On the U.S. Reconstruction Period just after the Civil War and what was done to effect it.

During the Reconstruction period of the United States just after the civil war, many groups of people made efforts to either help the cause or do everything they could to stop it from happening. One group that attempted to help the reconstruction was the population of free and newly freed African-American citizens. African-Americans used their new right to vote to elect members of congress and the senate that promised to fight for civil rights and reconstruction acts. Many so-called “radical” republicans fought President Johnson for harsher punishments for the south and were able to overrule the president’s veto power with a 2/3-majority vote to pass the military reconstruction act. Former southern confederates, slave owners and politicians who strongly opposed the reconstruction refused to pass legislator such as the 14th amendment and instituted “black codes” and similar oppressive laws to keep African-Americans from becoming socially equal with the white population. Some of these southern whites turned to violence, murder and domestic terrorism to show just how opposed to these changes they were.

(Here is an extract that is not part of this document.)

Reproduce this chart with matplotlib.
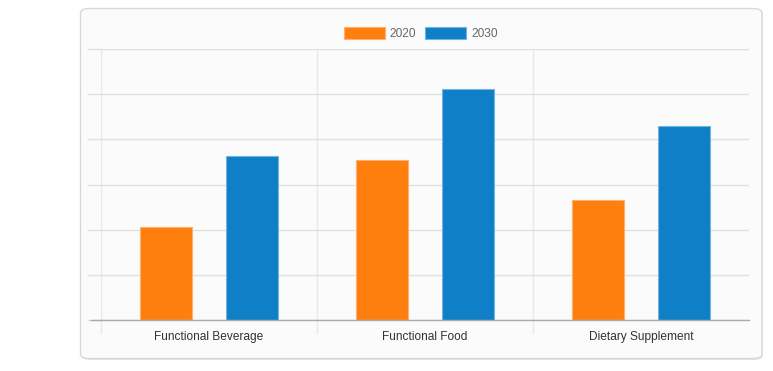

Although the majority of southern white opposed reconstruction, a few felt that the new legislation being passed was making them powerless and destroying their livelihood. One of the outraged southern whites, Nathan Bedford Forrest, a former slave trader and die-hard confederate, founded the infamous terrorist organization known as the Klu Klux Klan, Or KKK, to fight the reconstruction by any means necessary including arson, threats, and murder as vulgar as publicly displayed hangings.

Perhaps the most successful of all the laws and regulations in the south to prevent social equality between African-American citizens and white citizens were the Black Codes. The Black Codes were designed to ensure a work force for plantation owners and former slave owners, and more severe punishment for African-Americans that violate their working agreements. In some states African-Americans could be arrested for being unemployed, and denied them the right to get married, own land, or file lawsuits. Needless to say African-Americans were fairly upset over these codes, to them, their newly granted freedom was being taken from them by easily bypassing the 13th amendment. Thankfully, The Civil Rights Act of 1866 outlawed these black codes. Another way African-Americans were continually oppressed was through the sharecropping system. Former white slave and plantation owners forced African-Americans to continue working for them as indentured servants by paying the former slaves with food and a place to live. Although successful in some aspects, many indentured servants simply up and left for the north.